Is lattice Boltzmann suitable for simulation of incompressible Stokes flow?

Question

We have a flow that is dominated by adhesion forces from the substrate and surface tension from the free surface. The material is nearly solid and at rest first, and gets a bit less solid by heating. So we have a creeping flow, which can be modeled by Stokes equation.

Because of the difficulties in simulating the free surface and the surface tension it generates, somebody proposed to use a lattice Boltzmann approach for simulation. However it's unclear to me whether the lattice Boltzmann scheme can be used at all for an incompressible Stokes flow, and even if it should be possible to use it, whether it would be grossly inefficient. Is my gut-feeling about lattice Boltzmann correct, or do I actually undervalue its potential for that type of problem?

Answer 1

As a matter of general observation, it is certainly true than one can solve a great many problems using the Lattice Boltzmann Method. Specifically, since they have been used for the Navier-Stokes equations, they will also be applicable to the Stokes equations, much as for most any other flow problem.

That said, it is also true that LBMs are generally very very slow. There is little one can do about it if you have, say, a non-thermal equilibrium dilute gas flow problem for which there may not be any other efficient solver. But it is exceptionally silly to use such an expensive method for a problem for which there are any number of exceptionally efficient methods around, such as multigrid-preconditioned higher-order finite element discretizations of the Stokes problem.

So, yes: it's possible. And, no: it's not a good idea. :-)

Answer 2

Answer to the question:

Since LBMs model the Navier-Stokes equation, you can achieve incompressible Stokes flow by simply making sure $\mathrm{Re}=UL/\nu\ll1$ and keeping $U\ll1$. Since a stability limit of LBMs already limits $\mathrm{Ma}=U/c_s\sim0.1$ this should not be a problem. LBMs are considered pseudo-compressible, but since $\Delta\rho \sim O\left(\mathrm{Ma}^2\right)$, the fluctuations will be minor and you will have quasi-incompressibility. Now the stability limit may seem restrictive but understand this is in lattice units, in dimensional units the velocities may be as any desired value as long as the Reynolds number is the same in lattice units as in dimensional units.

If you need to model different phases i suggest looking into the pseudo-potential method or free-energy based methods.

Now as to if you should use LBMs or FEM for your problem, I think only you can really say after weighing the (dis)advantages of each method. Many times people pick the method they are most comfortable with and will tend to justify it with pseudo-scientific reasons about performance, ease of implementation, popularity, etc. Often times it become a slightly 'religious' debate between LBM users and other conventional CFD users. My advice is: I would suggest finding an opensource code which has examples resembling your problem which you can easily modify and go from there, learning the method it uses as you use it.

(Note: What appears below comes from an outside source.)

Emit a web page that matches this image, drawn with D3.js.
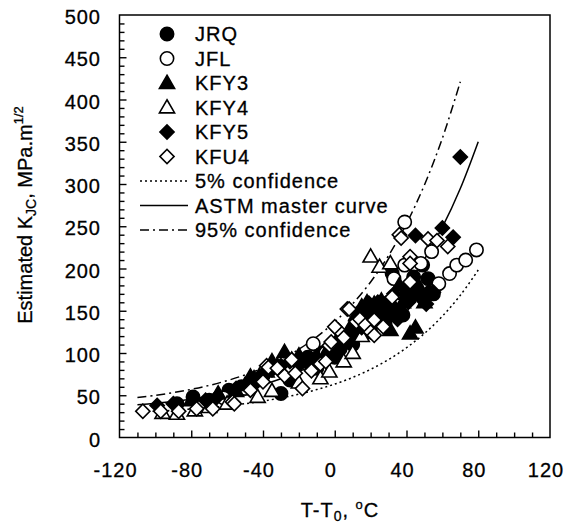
<!DOCTYPE html>
<html>
<head>
<meta charset="utf-8">
<script src="https://cdn.jsdelivr.net/npm/d3@7"></script>
<style>
  html, body { margin: 0; padding: 0; background: #fff; }
  svg text { font-family: "Liberation Sans", Arial, Helvetica, sans-serif; fill: #000; stroke: #000; stroke-width: 0.3px; }
</style>
</head>
<body>
<svg id="chart" width="565" height="524"></svg>
<script>
// Normalised temperature T - T0 (°C) and estimated K_Jc (MPa.m^1/2) for each material
const jrq = [[-88,40],[-79,48],[-70,44],[-59,56],[-52,60],[-45,65],[-40,73],[-30,52],[-25,68],[-20,88],[-15,95],[-10,82],[-8,100],[-5,98],[0,95],[3,105],[5,118],[8,120],[10,110],[12,130],[15,140],[18,145],[20,125],[25,150],[28,135],[30,160],[32,194],[35,150],[38,145],[40,170],[42,166],[44,190],[45,175],[49,204],[52,188],[55,170]];
const jfl = [[-62,47],[-50,58],[-12,111],[-5,100],[5,120],[33,188],[39,204],[39,255],[48,206],[54,220],[58,182],[64,194],[68,204],[73,210],[79,222]];
const kfy3 = [[-80,44],[-65,52],[-55,55],[-50,62],[-47,72],[-45,70],[-42,73],[-38,78],[-35,90],[-32,85],[-28,101],[-24,92],[-20,97],[-15,90],[-10,95],[-5,100],[0,105],[2,118],[5,115],[8,125],[10,135],[12,145],[15,155],[18,160],[20,150],[22,158],[25,145],[26,162],[28,150],[31,127],[33,155],[36,180],[38,160],[40,170],[42,123],[45,130],[45,185],[47,178],[50,160],[53,173]];
const kfy4 = [[-96,29],[-88,28],[-78,32],[-70,36],[-60,40],[-43,48],[-35,55],[-20,65],[-8,70],[-3,78],[5,90],[10,100],[15,120],[20,214],[25,202],[31,206]];
const kfy5 = [[-99,38],[-90,40],[-72,44],[-66,47],[-55,58],[-45,68],[-35,80],[-30,85],[-25,90],[-20,92],[-15,88],[-5,95],[-2,105],[0,100],[5,110],[8,120],[10,125],[12,140],[15,130],[19,159],[22,150],[24,160],[27,154],[30,145],[33,170],[35,140],[40,178],[41,160],[45,239],[48,165],[51,158],[52,172],[55,172],[60,248],[66,237],[70,332]];
const kfu4 = [[-107,31],[-97,31],[-87,31],[-77,34],[-68,34],[-57,42],[-56,40],[-47,56],[-40,66],[-38,85],[-37,83],[-32,82],[-28,73],[-24,92],[-22,76],[-18,58],[-13,79],[-8,87],[-5,90],[-3,109],[-2,113],[2,127],[0,131],[5,118],[7,152],[8,152],[12,137],[14,140],[17,133],[20,125],[22,139],[22,121],[27,131],[32,166],[36,240],[37,236],[42,214],[42,206],[42,184],[52,235],[57,233],[63,226]];

// Scatter bounds (5 %, 95 %) and median master curve, sampled every 10 °C
const curveT = [-110,-100,-90,-80,-70,-60,-50,-40,-30,-20,-10,0,10,20,30,40,50,60,70,80];
const conf5 = [30.1,31.1,32.2,33.7,35.4,37.5,40.0,43.1,46.8,51.3,56.7,63.2,71.1,80.7,92.2,106.2,123.1,143.6,168.3,198.2];
const master = [38.7,40.5,42.7,45.3,48.5,52.4,57.1,62.7,69.6,77.9,87.9,100.0,114.6,132.4,153.8,179.7,211.0,248.9,294.7,350.1];
const conf95 = [47.2,49.9,53.1,57.0,61.6,67.3,74.1,82.4,92.4,104.5,119.1,136.8,158.2,184.0,215.3,253.1,298.9,354.2,421.0];

const xTicks = [-120,-80,-40,0,40,80,120];
const yTicks = [0,50,100,150,200,250,300,350,400,450,500];

const series = [
  {name: "JRQ",  data: jrq,  shape: "circle",   filled: true},
  {name: "JFL",  data: jfl,  shape: "circle",   filled: false},
  {name: "KFY3", data: kfy3, shape: "triangle", filled: true},
  {name: "KFY4", data: kfy4, shape: "triangle", filled: false},
  {name: "KFY5", data: kfy5, shape: "diamond",  filled: true},
  {name: "KFU4", data: kfu4, shape: "diamond",  filled: false}
];
const lines = [
  {name: "5% confidence",      values: conf5,  dash: "2,3"},
  {name: "ASTM master curve",  values: master, dash: null},
  {name: "95% confidence",     values: conf95, dash: "9,4,2,4"}
];

const svg = d3.select("#chart");
const x = d3.scaleLinear().domain([-120, 120]).range([119.5, 550]);
const y = d3.scaleLinear().domain([0, 500]).range([437.5, 15]);

const symbolOf = {
  circle: d3.symbol().type(d3.symbolCircle).size(140),
  triangle: d3.symbol().type(d3.symbolTriangle).size(100),
  diamond: d3.symbol().type(d3.symbolSquare).size(100)
};
function drawMarker(g, s) {
  const p = g.append("path")
    .attr("d", symbolOf[s.shape]())
    .attr("fill", s.filled ? "#000" : "#fff")
    .attr("stroke", "#000")
    .attr("stroke-width", 1.6);
  if (s.shape === "diamond") p.attr("transform", "rotate(45)");
  if (s.shape === "triangle") p.attr("transform", "translate(0,1)");
  return p;
}

// Frame
svg.append("rect")
  .attr("x", x(-120)).attr("y", y(500))
  .attr("width", x(120) - x(-120)).attr("height", y(0) - y(500))
  .attr("fill", "none").attr("stroke", "#000").attr("stroke-width", 1.5);

// Inward ticks: minor every 10, major at labelled values
const xAxis = d3.axisBottom(x).tickValues(d3.range(-110, 120, 10))
  .tickSizeInner(-5).tickSizeOuter(0).tickFormat("");
svg.append("g").attr("transform", `translate(0,${y(0)})`).call(xAxis)
  .call(g => g.select(".domain").remove())
  .call(g => g.selectAll(".tick line").attr("stroke-width", 1.4)
    .attr("y2", d => (d % 40 === 0) ? -7 : -5));

const yAxis = d3.axisLeft(y).tickValues(d3.range(10, 500, 10))
  .tickSizeInner(-5).tickSizeOuter(0).tickFormat("");
svg.append("g").attr("transform", `translate(${x(-120)},0)`).call(yAxis)
  .call(g => g.select(".domain").remove())
  .call(g => g.selectAll(".tick line").attr("stroke-width", 1.4)
    .attr("x2", d => (d % 50 === 0) ? 7 : 5));

// Tick labels
svg.append("g").selectAll("text").data(xTicks).join("text")
  .attr("x", d => x(d) - 4).attr("y", 477)
  .attr("text-anchor", "middle").attr("font-size", 20).attr("letter-spacing", 1)
  .text(d => d);
svg.append("g").selectAll("text").data(yTicks).join("text")
  .attr("x", 101).attr("y", d => y(d) + 9)
  .attr("text-anchor", "end").attr("font-size", 20).attr("letter-spacing", 1)
  .text(d => d);

// Axis titles
const xt = svg.append("text").attr("x", 340).attr("y", 517)
  .attr("text-anchor", "middle").attr("font-size", 20).attr("letter-spacing", 1);
xt.append("tspan").text("T-T");
xt.append("tspan").attr("font-size", 14).attr("dy", 4).text("0");
xt.append("tspan").attr("dy", -4).text(", ");
xt.append("tspan").attr("font-size", 13).attr("dy", -8).text("o");
xt.append("tspan").attr("dy", 8).text("C");

const yt = svg.append("text").attr("transform", "translate(32,215) rotate(-90)")
  .attr("text-anchor", "middle").attr("font-size", 20);
yt.append("tspan").text("Estimated K");
yt.append("tspan").attr("font-size", 14).attr("dy", 4).text("JC");
yt.append("tspan").attr("dy", -4).text(", MPa.m");
yt.append("tspan").attr("font-size", 13).attr("dy", -9).text("1/2");

// Curves
const lineGen = d3.line().x(d => x(d[0])).y(d => y(d[1])).curve(d3.curveCatmullRom);
const plot = svg.append("g");
lines.forEach(l => {
  plot.append("path")
    .datum(l.values.map((v, i) => [curveT[i], v]))
    .attr("d", lineGen)
    .attr("fill", "none").attr("stroke", "#000").attr("stroke-width", 1.5)
    .attr("stroke-dasharray", l.dash);
});

// Data markers
series.forEach(s => {
  const g = plot.append("g");
  s.data.forEach(d => {
    const m = g.append("g").attr("transform", `translate(${x(d[0])},${y(d[1])})`);
    drawMarker(m, s);
  });
});

// Legend
const legendX = 167, legendY0 = 34, legendStep = 24.5;
const legend = svg.append("g");
series.forEach((s, i) => {
  const yy = legendY0 + i * legendStep;
  const m = legend.append("g").attr("transform", `translate(${legendX},${yy})`);
  drawMarker(m, s);
  legend.append("text").attr("x", 195).attr("y", yy + 7)
    .attr("font-size", 20).attr("letter-spacing", 1).text(s.name);
});
lines.forEach((l, i) => {
  const yy = legendY0 + (series.length + i) * legendStep;
  legend.append("line").attr("x1", 140).attr("x2", 188).attr("y1", yy).attr("y2", yy)
    .attr("stroke", "#000").attr("stroke-width", 1.5).attr("stroke-dasharray", l.dash);
  legend.append("text").attr("x", 195).attr("y", yy + 7)
    .attr("font-size", 20).attr("letter-spacing", 1).text(l.name);
});
</script>
</body>
</html>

As a reply to the answer by @WolfgangBangerth:

That said, it is also true that LBMs are generally very very slow

and

So, yes: it's possible. And, no: it's not a good idea. :-)

In my opinion, this answer sounds like the poster has heard of LBMs before but never used the methods. As such i don't think he is in a position to give this advice (let alone have it as the accepted answer).

It is well known that LBMs are some of the most efficient explicit second-order accurate methods around. The algorithm is highly localized allowing for very efficient parallelization (see Sailfish CFD); LBMs are generally very very fast!. Another post discusses it here.

Granted it has disadvantages too (high memory requirement, convoluted boundary conditions, difficult to understand connection with 'real-world' equations, etc to name a few), but which method doesn't. I challenge you to give me an example in which equal situations LBM underperforms significantly compared to other methods.

Answer 3

A (very) quick literature review shows that people do use it for low Reynolds number and creeping incompressible flows. See this paper from JFM and this. The second paper shows a range of Reynolds numbers and indicates that the results match well between LBM and FVM with no mention of inefficiencies anywhere in the Reynolds number spectrum.